Ms Shope-Mafole replied that Sentech was actually using an internationally tested technology, and a recent university study had proven that it was the best carrier of wireless in South Africa. The Department of Communications did however have a directorate that was tasked with testing all new technologies for possible implementation in South Africa.

Mr Wang asked whether the Grenteck project was a Public Private Partnership (PPP) project.

Ms Shope-Mafole replied that as South Africa digitised networks became the norm in South Africa, it was important to bear in mind the ownership structure of Sentech with regard to its strategic role in the communication sector.

Mr Ralane sought clarity on the R3 billion targeted for infrastructure investment in the rural areas, and asked whether it included Sentech.

Minister Matsepe-Casaburri responded that the wireless technology was really the way to go and Sentech would definitely have a role to play In bridging the digital divide.

Mr Schneeman asked the Department of Communications to explain the extent to which it was co-ordinating with the Department of Housing to ensure joint planning with regard to government’s sustainable human settlement programme.

Minister Matsepe-Casaburri replied that the problem was that the local government sphere failed to recognise communications infrastructure as a necessary basic service.

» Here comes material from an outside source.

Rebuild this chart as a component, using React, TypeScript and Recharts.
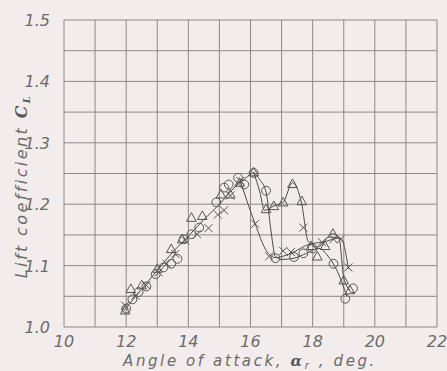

Perhaps it was incumbent on Members to instill that kind of mindset in their constituencies.

The Chair asked whether the Department of Communications would once again report huge spending right at the end of the financial year.

Mr Mathabathe responded that in September 2004 the Department of Communications had spent 23% of its budget, whereas in September 2005 it had spent 42% of its budget. There was thus an improvement in spending, and the Department was definitely on target to spending its entire budget.

Concluding remarks by Chairperson
The Chair thanked all presenters for their input and adjourned the meeting.